Our gospel passage also said, “In those days John the Baptist appeared, preaching in the desert of Judea.” Now, a desert is a place of solitude, being removed from population centers. This affords us the luxury of reflection and especially prayer. St. John’s father was a priest who was serving in the temple in Jerusalem when he found out he would have a son who was to be the precursor of the Christ. So, it’s perfectly reasonable to assume that Zechariah taught John the glories of liturgical worship, as well as making him memorize the psalms used in such worship. Perhaps we don’t have the luxury to drive out to the desert for months and years on end, but we can all retreat into the solitude of our homes and our rooms, so as to enter the interior solitude of our hearts, there to be alone with God in private conversation.

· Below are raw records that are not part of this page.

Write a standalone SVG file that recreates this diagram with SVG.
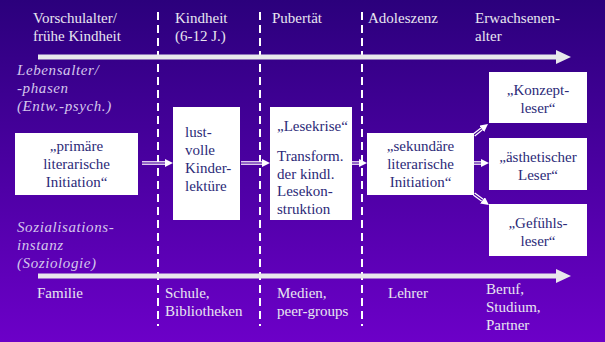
<svg xmlns="http://www.w3.org/2000/svg" width="605" height="342" viewBox="0 0 605 342">
<defs>
<linearGradient id="bg" gradientUnits="userSpaceOnUse" x1="0" y1="0" x2="0" y2="342">
<stop offset="0" stop-color="#2b007c"/>
<stop offset="1" stop-color="#6c00c8"/>
</linearGradient>
<marker id="ah" viewBox="0 0 8 8" refX="0" refY="4" markerWidth="8" markerHeight="8" markerUnits="userSpaceOnUse" orient="auto">
<path d="M0,0 L8,4 L0,8 z" fill="#ffffff"/>
</marker>
<style>
text{font-family:'Liberation Serif','DejaVu Serif',serif;font-size:15px}
.hd{fill:#e8e6f0}
.it{fill:#d4c6ec;font-style:italic;letter-spacing:0.6px}
.bx{fill:#ffffff}
.bt{fill:#2c2a78}
.c{text-anchor:middle}
.dash{stroke:#ffffff;stroke-width:2;stroke-dasharray:8 5;fill:none}
.axis{stroke:#e8e8ec;stroke-width:5;fill:none}
.head{fill:#e8e8ec}
.dbl{stroke:#ffffff;stroke-width:3.6;fill:none}
.dbi{stroke:url(#bg);stroke-width:1.2;fill:none}
</style>
</defs>
<rect width="605" height="342" fill="url(#bg)"/>

<g id="phase-lines">
<line class="dash" x1="158" y1="12" x2="158" y2="326"/>
<line class="dash" x1="260" y1="12" x2="260" y2="326"/>
<line class="dash" x1="362" y1="12" x2="362" y2="326"/>
</g>

<g id="axes">
<line class="axis" x1="38" y1="57" x2="558" y2="57"/>
<polygon class="head" points="556,50 571,57 556,64"/>
<line class="axis" x1="38" y1="276" x2="558" y2="276"/>
<polygon class="head" points="556,269 571,276 556,283"/>
</g>

<g font-family="Liberation Serif, DejaVu Serif, serif">
<g id="labels-top">
<text class="hd" x="33" y="23">Vorschulalter/</text>
<text class="hd" x="33" y="41">frühe Kindheit</text>
<text class="hd" x="175" y="23">Kindheit</text>
<text class="hd" x="175" y="41">(6-12 J.)</text>
<text class="hd" x="272" y="23">Pubertät</text>
<text class="hd" x="368" y="23">Adoleszenz</text>
<text class="hd" x="475" y="23">Erwachsenen-</text>
<text class="hd" x="475" y="41">alter</text>
</g>

<g id="labels-side">
<text class="it" x="17" y="75">Lebensalter/</text>
<text class="it" x="17" y="93">-phasen</text>
<text class="it" x="17" y="111">(Entw.-psych.)</text>
<text class="it" x="17" y="232">Sozialisations-</text>
<text class="it" x="17" y="250">instanz</text>
<text class="it" x="17" y="268">(Soziologie)</text>
</g>

<g id="labels-bottom">
<text class="hd" x="37" y="298">Familie</text>
<text class="hd" x="165" y="298">Schule,</text>
<text class="hd" x="165" y="316">Bibliotheken</text>
<text class="hd" x="277" y="298">Medien,</text>
<text class="hd" x="277" y="316">peer-groups</text>
<text class="hd" x="388" y="298">Lehrer</text>
<text class="hd" x="486" y="294">Beruf,</text>
<text class="hd" x="486" y="312">Studium,</text>
<text class="hd" x="486" y="330">Partner</text>
</g>
</g>

<g id="connectors">
<line class="dbl" x1="142" y1="163" x2="165" y2="163" marker-end="url(#ah)"/>
<line class="dbi" x1="142" y1="163" x2="165" y2="163"/>
<line class="dbl" x1="241" y1="163" x2="262" y2="163" marker-end="url(#ah)"/>
<line class="dbi" x1="241" y1="163" x2="262" y2="163"/>
<line class="dbl" x1="351" y1="163" x2="359" y2="163" marker-end="url(#ah)"/>
<line class="dbi" x1="351" y1="163" x2="359" y2="163"/>
<line class="dbl" x1="474" y1="135" x2="481.7" y2="128.9" marker-end="url(#ah)"/>
<line class="dbi" x1="474" y1="135" x2="481.7" y2="128.9"/>
<line class="dbl" x1="474" y1="163" x2="481" y2="163" marker-end="url(#ah)"/>
<line class="dbi" x1="474" y1="163" x2="481" y2="163"/>
<line class="dbl" x1="474" y1="194" x2="482.5" y2="200.3" marker-end="url(#ah)"/>
<line class="dbi" x1="474" y1="194" x2="482.5" y2="200.3"/>
</g>

<g id="primaere">
<rect class="bx" x="15" y="133" width="123" height="62"/>
<text class="bt c" x="76.5" y="151">„primäre</text>
<text class="bt c" x="76.5" y="169">literarische</text>
<text class="bt c" x="76.5" y="187">Initiation“</text>
</g>

<g id="lustvolle">
<rect class="bx" x="173" y="107" width="67" height="113"/>
<text class="bt" x="185" y="137">lust-</text>
<text class="bt" x="185" y="155">volle</text>
<text class="bt" x="185" y="173">Kinder-</text>
<text class="bt" x="185" y="191">lektüre</text>
</g>

<g id="lesekrise">
<rect class="bx" x="270" y="107" width="82" height="113"/>
<text class="bt" x="277" y="131">„Lesekrise“</text>
<text class="bt" x="277" y="161">Transform.</text>
<text class="bt" x="277" y="178.5">der kindl.</text>
<text class="bt" x="277" y="196">Lesekon-</text>
<text class="bt" x="277" y="213.5">struktion</text>
</g>

<g id="sekundaere">
<rect class="bx" x="367" y="133" width="107" height="62"/>
<text class="bt c" x="420.5" y="151">„sekundäre</text>
<text class="bt c" x="420.5" y="169">literarische</text>
<text class="bt c" x="420.5" y="187">Initiation“</text>
</g>

<g id="konzeptleser">
<rect class="bx" x="489" y="72" width="98" height="51"/>
<text class="bt c" x="538" y="95">„Konzept-</text>
<text class="bt c" x="538" y="113">leser“</text>
</g>

<g id="aesthetischer">
<rect class="bx" x="489" y="138" width="98" height="52"/>
<text class="bt c" x="538" y="162">„ästhetischer</text>
<text class="bt c" x="538" y="180">Leser“</text>
</g>

<g id="gefuehlsleser">
<rect class="bx" x="489" y="204" width="98" height="52"/>
<text class="bt c" x="538" y="228">„Gefühls-</text>
<text class="bt c" x="538" y="246">leser“</text>
</g>
</svg>
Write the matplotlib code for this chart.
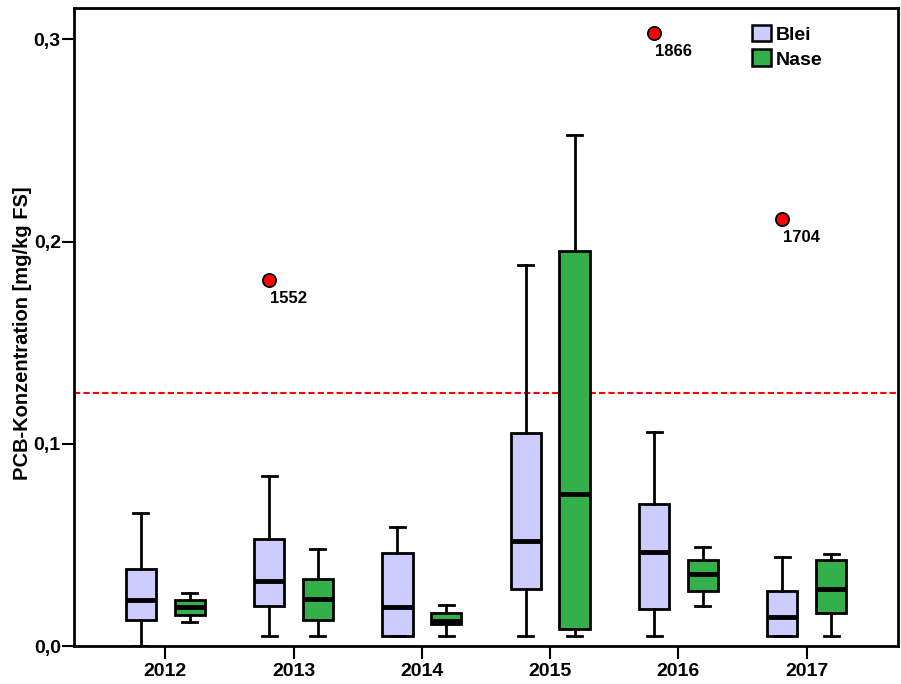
import numpy as np
import matplotlib.pyplot as plt
from matplotlib.patches import Patch

YEARS = ['2012', '2013', '2014', '2015', '2016', '2017']
SPECIES = ['Blei', 'Nase']
COLORS = {'Blei': '#CCCCFF', 'Nase': '#33B04A'}

# five-number summaries per year (whisker low, Q1, median, Q3, whisker high)
BLEI_LO  = [0.0,    0.0051, 0.0051, 0.0051, 0.0051, 0.0051]
BLEI_Q1  = [0.0129, 0.0196, 0.0051, 0.0281, 0.0185, 0.0051]
BLEI_MED = [0.0226, 0.0320, 0.0191, 0.0517, 0.0465, 0.0143]
BLEI_Q3  = [0.0381, 0.0529, 0.0460, 0.1054, 0.0700, 0.0272]
BLEI_HI  = [0.0658, 0.0840, 0.0587, 0.1882, 0.1059, 0.0442]

NASE_LO  = [0.0121, 0.0051, 0.0051, 0.0051, 0.0198, 0.0051]
NASE_Q1  = [0.0153, 0.0129, 0.0107, 0.0086, 0.0274, 0.0163]
NASE_MED = [0.0191, 0.0233, 0.0126, 0.0752, 0.0356, 0.0282]
NASE_Q3  = [0.0226, 0.0330, 0.0165, 0.1955, 0.0423, 0.0423]
NASE_HI  = [0.0262, 0.0478, 0.0201, 0.2525, 0.0488, 0.0457]

# outliers (Blei only): year index, value, case label
OUT_YEAR = [1, 4, 5]
OUT_VAL = [0.181, 0.303, 0.211]
OUT_LABEL = ['1552', '1866', '1704']

THRESHOLD = 0.125

plt.rcParams['font.family'] = ['Liberation Sans', 'DejaVu Sans']
plt.rcParams['font.weight'] = 'bold'

fig = plt.figure(figsize=(9.01, 6.84), dpi=100)
ax = fig.add_axes([74 / 901, 1 - 646 / 684, 824 / 901, 638 / 684])

x = np.arange(len(YEARS))
offset = 0.19
width = 0.234

series = {
    'Blei': (BLEI_LO, BLEI_Q1, BLEI_MED, BLEI_Q3, BLEI_HI, -offset),
    'Nase': (NASE_LO, NASE_Q1, NASE_MED, NASE_Q3, NASE_HI, offset),
}

for sp in SPECIES:
    lo, q1, med, q3, hi, dx = series[sp]
    stats = [dict(whislo=lo[i], q1=q1[i], med=med[i], q3=q3[i], whishi=hi[i], fliers=[])
             for i in range(len(YEARS))]
    ax.bxp(stats, positions=x + dx, widths=width, patch_artist=True,
           showfliers=False, manage_ticks=False,
           boxprops=dict(facecolor=COLORS[sp], edgecolor='black', linewidth=2),
           medianprops=dict(color='black', linewidth=3.5),
           whiskerprops=dict(color='black', linewidth=2),
           capprops=dict(color='black', linewidth=2),
           capwidths=width / 2)

# outliers
ox = np.array(OUT_YEAR) - offset
ax.scatter(ox, OUT_VAL, s=90, color='#FF0000', edgecolors='black', linewidths=1.3, zorder=5)
for xi, v, lab in zip(ox, OUT_VAL, OUT_LABEL):
    ax.annotate(lab, (xi, v), xytext=(0.5, -13), textcoords='offset points',
                fontsize=12, fontweight='bold', ha='left', va='center')

ax.axhline(THRESHOLD, color='#FF0000', linestyle=(0, (3, 1.5)), linewidth=1.5, zorder=1)

ax.set_xlim(-0.712, len(YEARS) - 1 + 0.712)
ax.set_ylim(0, 0.3155)
ax.set_xticks(x)
ax.set_xticklabels(YEARS, fontsize=14, fontweight='bold')
ax.set_yticks([0, 0.1, 0.2, 0.3])
ax.set_yticklabels(['0,0', '0,1', '0,2', '0,3'], fontsize=14, fontweight='bold')
ax.tick_params(axis='both', length=9, width=1.5, direction='out')
ax.tick_params(axis='x', pad=3)
ax.tick_params(axis='y', pad=0.5)
ax.set_ylabel('PCB-Konzentration [mg/kg FS]', fontsize=14.5, fontweight='bold')
ax.yaxis.set_label_coords(-0.051, 0.49)
for s in ax.spines.values():
    s.set_linewidth(2)

handles = [Patch(facecolor=COLORS[sp], edgecolor='black', linewidth=1.8, label=sp) for sp in SPECIES]
leg = ax.legend(handles=handles, loc='upper left', bbox_to_anchor=(0.823, 0.974),
                frameon=False, handlelength=0.95, handleheight=0.95, handletextpad=0.25,
                labelspacing=0.3, borderaxespad=0, borderpad=0,
                prop=dict(size=14, weight='bold'))

fig.savefig('out.png', dpi=100)
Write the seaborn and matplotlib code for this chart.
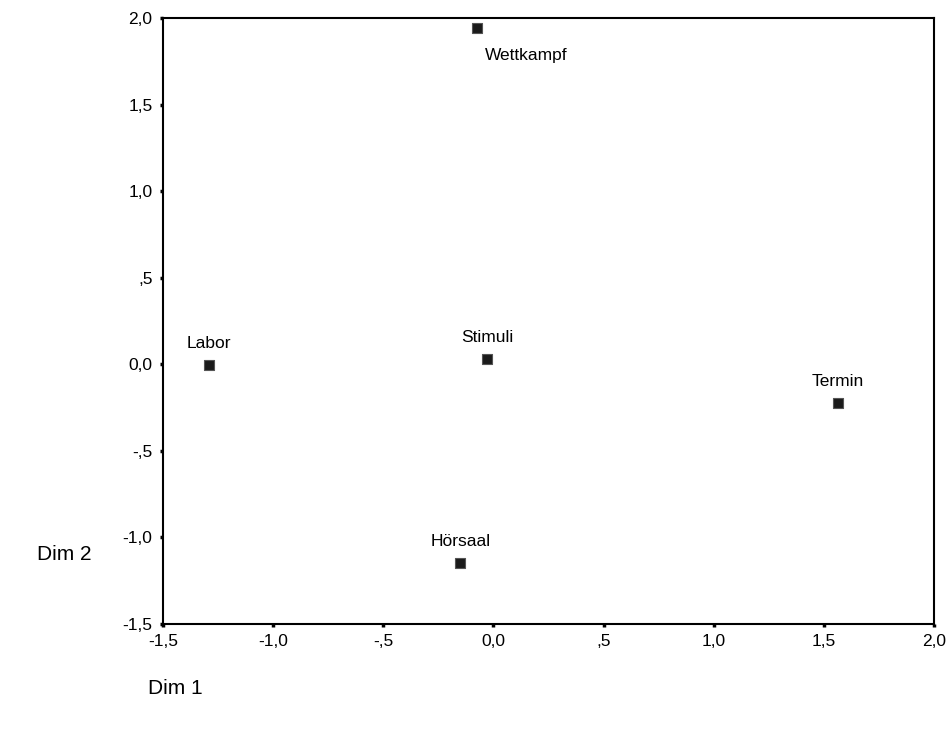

Third, the Gospel today said, “At that time Jerusalem, all Judea, and the whole region around the Jordan were going out to [John] and were being baptized by him in the Jordan River as they acknowledged their sins.” This baptism was not the same as the one we now have as Christians. Rather, it was more akin in its effect to our penitential rite at the beginning of Mass. But it was a ritual in which one man brought others to repentance as they confessed their sins. And this should immediately bring to mind our sacrament of Confession. Nothing so fertilizes our hearts to produce the good fruit of repentance as does Confession. Here we humble ourselves by admitting to another our misdeeds, no matter how shameful. Here we avow our detestation of sins and begin the process of atoning for them. Here we determine how, and resolve, to avoid these sins in the future.
Yes, perhaps nothing is so encouraging of the good fruits of repentance as being at our most vulnerable and receiving mercy—“I absolve you from your sins…”—for at this moment the soul is filled with hope. The conviction that God’s love never wavers inspires fresh resolve to do better in the future, to try once more. Fear of hell may be a good beginning, but it’s never sufficient unto itself. More, much more than avoiding evil, we need to stretch forth to do good, to grow in virtue, to become closer to Christ whom we love above all things.